#### Exercise task
Each line in the material below, starting at the one with "Write the TikZ code for this diagram." and ending at the one with "(profdesc) [info, below=1.73cm", is to be reproduced exactly; no picture is to be copied.

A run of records
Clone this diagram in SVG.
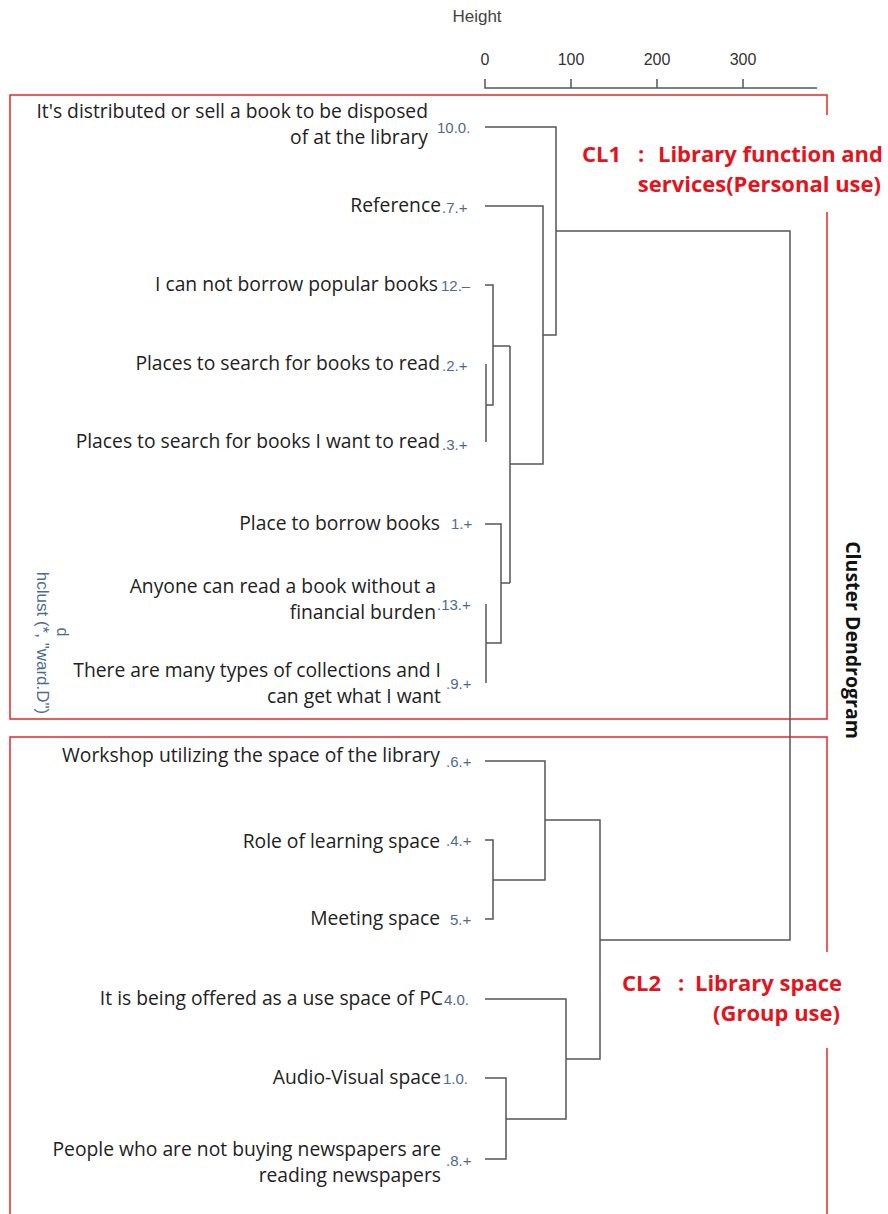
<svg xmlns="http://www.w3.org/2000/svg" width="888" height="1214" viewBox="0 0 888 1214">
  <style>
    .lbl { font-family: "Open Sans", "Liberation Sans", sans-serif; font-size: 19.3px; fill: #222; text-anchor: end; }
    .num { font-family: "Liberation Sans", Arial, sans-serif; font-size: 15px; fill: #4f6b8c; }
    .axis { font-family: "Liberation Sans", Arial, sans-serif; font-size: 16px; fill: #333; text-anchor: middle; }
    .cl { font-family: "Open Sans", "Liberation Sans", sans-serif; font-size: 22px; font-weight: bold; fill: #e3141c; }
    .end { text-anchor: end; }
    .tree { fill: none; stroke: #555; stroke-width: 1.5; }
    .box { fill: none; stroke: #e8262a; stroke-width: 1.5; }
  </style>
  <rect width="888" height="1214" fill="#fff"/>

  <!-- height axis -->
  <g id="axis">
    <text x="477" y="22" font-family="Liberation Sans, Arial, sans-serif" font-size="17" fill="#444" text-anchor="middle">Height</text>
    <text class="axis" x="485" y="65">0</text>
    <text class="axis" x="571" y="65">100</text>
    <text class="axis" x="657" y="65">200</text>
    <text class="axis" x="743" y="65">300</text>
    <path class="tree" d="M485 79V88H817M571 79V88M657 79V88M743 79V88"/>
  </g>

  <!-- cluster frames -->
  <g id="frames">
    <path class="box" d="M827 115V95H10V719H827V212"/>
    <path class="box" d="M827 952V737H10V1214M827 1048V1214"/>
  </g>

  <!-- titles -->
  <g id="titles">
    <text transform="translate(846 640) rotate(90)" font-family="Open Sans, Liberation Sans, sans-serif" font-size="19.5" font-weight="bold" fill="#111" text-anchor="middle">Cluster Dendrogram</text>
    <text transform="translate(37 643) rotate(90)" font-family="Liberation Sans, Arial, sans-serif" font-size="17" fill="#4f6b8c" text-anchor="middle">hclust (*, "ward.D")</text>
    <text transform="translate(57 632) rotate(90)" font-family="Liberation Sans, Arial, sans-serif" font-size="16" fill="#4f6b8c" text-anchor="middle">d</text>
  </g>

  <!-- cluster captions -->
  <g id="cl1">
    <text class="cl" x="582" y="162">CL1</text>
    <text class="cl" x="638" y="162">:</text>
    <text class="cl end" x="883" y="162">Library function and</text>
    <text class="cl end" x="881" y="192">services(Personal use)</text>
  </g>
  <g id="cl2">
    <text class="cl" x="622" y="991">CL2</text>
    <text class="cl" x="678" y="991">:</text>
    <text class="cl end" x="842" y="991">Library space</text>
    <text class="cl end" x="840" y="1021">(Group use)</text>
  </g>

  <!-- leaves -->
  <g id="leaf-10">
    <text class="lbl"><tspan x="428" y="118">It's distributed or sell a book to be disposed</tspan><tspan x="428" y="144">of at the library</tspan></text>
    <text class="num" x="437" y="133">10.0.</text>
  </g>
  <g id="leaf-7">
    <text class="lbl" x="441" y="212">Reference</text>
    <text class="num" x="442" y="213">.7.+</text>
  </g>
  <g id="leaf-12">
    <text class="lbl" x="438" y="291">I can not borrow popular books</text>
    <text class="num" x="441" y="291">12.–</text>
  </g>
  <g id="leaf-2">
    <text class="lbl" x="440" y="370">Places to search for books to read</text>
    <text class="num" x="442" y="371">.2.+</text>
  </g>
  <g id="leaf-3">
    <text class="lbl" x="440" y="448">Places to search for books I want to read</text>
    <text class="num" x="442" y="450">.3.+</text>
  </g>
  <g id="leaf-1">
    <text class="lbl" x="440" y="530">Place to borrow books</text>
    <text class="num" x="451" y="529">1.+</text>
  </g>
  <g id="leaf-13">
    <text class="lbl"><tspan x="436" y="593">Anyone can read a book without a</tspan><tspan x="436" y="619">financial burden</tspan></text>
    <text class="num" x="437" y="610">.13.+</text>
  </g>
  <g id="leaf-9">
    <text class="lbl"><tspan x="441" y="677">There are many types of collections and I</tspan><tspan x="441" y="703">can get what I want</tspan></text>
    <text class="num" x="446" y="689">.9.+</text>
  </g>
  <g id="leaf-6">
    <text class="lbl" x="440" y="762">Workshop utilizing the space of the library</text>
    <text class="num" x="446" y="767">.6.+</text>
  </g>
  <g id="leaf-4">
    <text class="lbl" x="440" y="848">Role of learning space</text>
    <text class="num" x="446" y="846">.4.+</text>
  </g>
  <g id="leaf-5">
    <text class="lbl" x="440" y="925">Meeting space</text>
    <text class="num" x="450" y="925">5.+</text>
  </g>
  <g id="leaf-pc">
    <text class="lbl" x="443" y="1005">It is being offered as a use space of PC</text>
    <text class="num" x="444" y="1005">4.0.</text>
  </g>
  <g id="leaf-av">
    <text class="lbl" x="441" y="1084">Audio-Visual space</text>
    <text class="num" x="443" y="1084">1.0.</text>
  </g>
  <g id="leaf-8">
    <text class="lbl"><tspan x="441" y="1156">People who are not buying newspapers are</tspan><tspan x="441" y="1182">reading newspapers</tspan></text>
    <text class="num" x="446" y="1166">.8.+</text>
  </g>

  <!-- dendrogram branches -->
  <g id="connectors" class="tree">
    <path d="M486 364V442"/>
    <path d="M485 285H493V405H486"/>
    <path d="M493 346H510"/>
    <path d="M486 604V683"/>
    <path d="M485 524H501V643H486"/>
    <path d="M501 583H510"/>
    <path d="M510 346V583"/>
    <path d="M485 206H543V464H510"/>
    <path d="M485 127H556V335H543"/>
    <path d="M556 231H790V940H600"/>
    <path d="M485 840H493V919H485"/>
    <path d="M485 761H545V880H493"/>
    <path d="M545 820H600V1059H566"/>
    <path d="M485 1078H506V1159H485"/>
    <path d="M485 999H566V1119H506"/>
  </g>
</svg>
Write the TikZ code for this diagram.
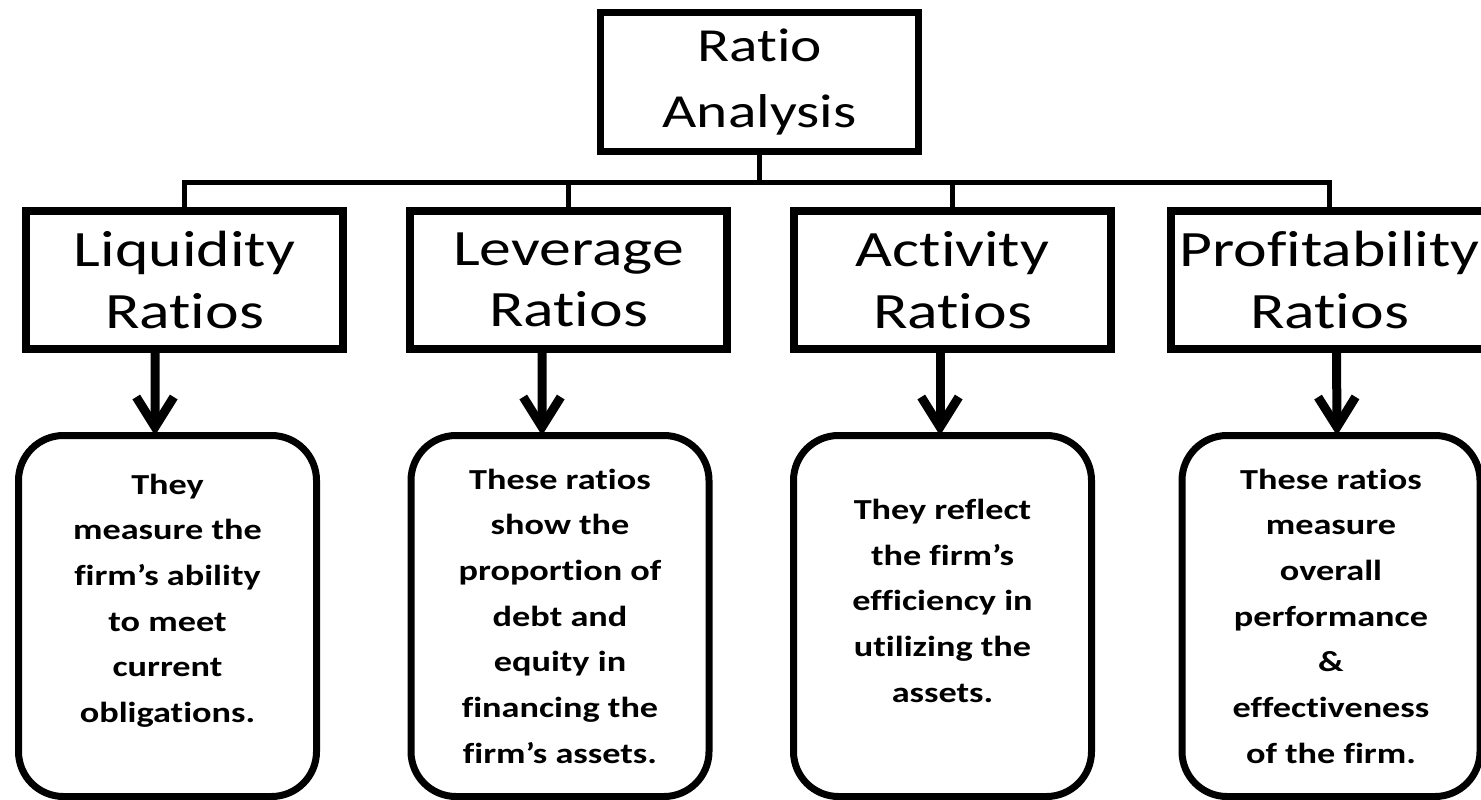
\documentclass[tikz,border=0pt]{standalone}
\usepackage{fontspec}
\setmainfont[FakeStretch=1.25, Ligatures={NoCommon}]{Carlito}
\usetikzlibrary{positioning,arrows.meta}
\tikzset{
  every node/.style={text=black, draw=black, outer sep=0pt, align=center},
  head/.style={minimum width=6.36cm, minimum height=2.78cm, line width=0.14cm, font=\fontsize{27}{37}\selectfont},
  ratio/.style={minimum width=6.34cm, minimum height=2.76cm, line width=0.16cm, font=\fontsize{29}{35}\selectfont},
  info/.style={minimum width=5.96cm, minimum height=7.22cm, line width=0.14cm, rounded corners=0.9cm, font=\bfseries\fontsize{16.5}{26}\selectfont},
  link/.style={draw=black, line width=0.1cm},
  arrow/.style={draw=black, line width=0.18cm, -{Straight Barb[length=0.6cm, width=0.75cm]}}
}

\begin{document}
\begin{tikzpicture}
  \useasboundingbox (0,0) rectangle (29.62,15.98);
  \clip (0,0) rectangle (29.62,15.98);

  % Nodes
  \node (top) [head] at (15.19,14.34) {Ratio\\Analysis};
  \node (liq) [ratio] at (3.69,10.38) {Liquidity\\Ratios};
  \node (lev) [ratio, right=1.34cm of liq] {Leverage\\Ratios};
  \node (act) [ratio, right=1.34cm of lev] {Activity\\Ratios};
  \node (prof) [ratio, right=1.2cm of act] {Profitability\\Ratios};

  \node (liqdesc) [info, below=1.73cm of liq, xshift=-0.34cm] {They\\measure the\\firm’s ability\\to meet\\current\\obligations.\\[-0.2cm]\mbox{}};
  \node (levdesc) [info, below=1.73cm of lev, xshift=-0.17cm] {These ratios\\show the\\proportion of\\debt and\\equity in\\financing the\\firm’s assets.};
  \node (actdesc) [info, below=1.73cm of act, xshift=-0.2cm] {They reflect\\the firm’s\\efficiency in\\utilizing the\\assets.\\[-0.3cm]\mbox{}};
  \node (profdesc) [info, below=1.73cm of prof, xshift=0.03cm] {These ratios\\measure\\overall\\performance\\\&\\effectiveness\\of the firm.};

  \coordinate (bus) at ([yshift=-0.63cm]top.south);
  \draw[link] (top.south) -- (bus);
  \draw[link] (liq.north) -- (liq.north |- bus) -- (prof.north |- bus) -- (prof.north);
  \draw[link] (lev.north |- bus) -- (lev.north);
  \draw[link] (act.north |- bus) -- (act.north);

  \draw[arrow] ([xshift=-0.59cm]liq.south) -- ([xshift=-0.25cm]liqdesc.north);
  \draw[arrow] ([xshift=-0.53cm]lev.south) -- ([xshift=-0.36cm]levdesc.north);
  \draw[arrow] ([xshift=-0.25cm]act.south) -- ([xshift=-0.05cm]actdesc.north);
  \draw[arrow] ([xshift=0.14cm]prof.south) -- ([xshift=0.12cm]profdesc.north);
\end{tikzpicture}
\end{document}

#### Reply to the task
Write the TikZ code for this diagram.
\documentclass[tikz,border=0pt]{standalone}
\usepackage{fontspec}
\setmainfont[FakeStretch=1.25, Ligatures={NoCommon}]{Carlito}
\usetikzlibrary{positioning,arrows.meta}
\tikzset{
  every node/.style={text=black, draw=black, outer sep=0pt, align=center},
  head/.style={minimum width=6.36cm, minimum height=2.78cm, line width=0.14cm, font=\fontsize{27}{37}\selectfont},
  ratio/.style={minimum width=6.34cm, minimum height=2.76cm, line width=0.16cm, font=\fontsize{29}{35}\selectfont},
  info/.style={minimum width=5.96cm, minimum height=7.22cm, line width=0.14cm, rounded corners=0.9cm, font=\bfseries\fontsize{16.5}{26}\selectfont},
  link/.style={draw=black, line width=0.1cm},
  arrow/.style={draw=black, line width=0.18cm, -{Straight Barb[length=0.6cm, width=0.75cm]}}
}

\begin{document}
\begin{tikzpicture}
  \useasboundingbox (0,0) rectangle (29.62,15.98);
  \clip (0,0) rectangle (29.62,15.98);

  % Nodes
  \node (top) [head] at (15.19,14.34) {Ratio\\Analysis};
  \node (liq) [ratio] at (3.69,10.38) {Liquidity\\Ratios};
  \node (lev) [ratio, right=1.34cm of liq] {Leverage\\Ratios};
  \node (act) [ratio, right=1.34cm of lev] {Activity\\Ratios};
  \node (prof) [ratio, right=1.2cm of act] {Profitability\\Ratios};

  \node (liqdesc) [info, below=1.73cm of liq, xshift=-0.34cm] {They\\measure the\\firm’s ability\\to meet\\current\\obligations.\\[-0.2cm]\mbox{}};
  \node (levdesc) [info, below=1.73cm of lev, xshift=-0.17cm] {These ratios\\show the\\proportion of\\debt and\\equity in\\financing the\\firm’s assets.};
  \node (actdesc) [info, below=1.73cm of act, xshift=-0.2cm] {They reflect\\the firm’s\\efficiency in\\utilizing the\\assets.\\[-0.3cm]\mbox{}};
  \node (profdesc) [info, below=1.73cm of prof, xshift=0.03cm] {These ratios\\measure\\overall\\performance\\\&\\effectiveness\\of the firm.};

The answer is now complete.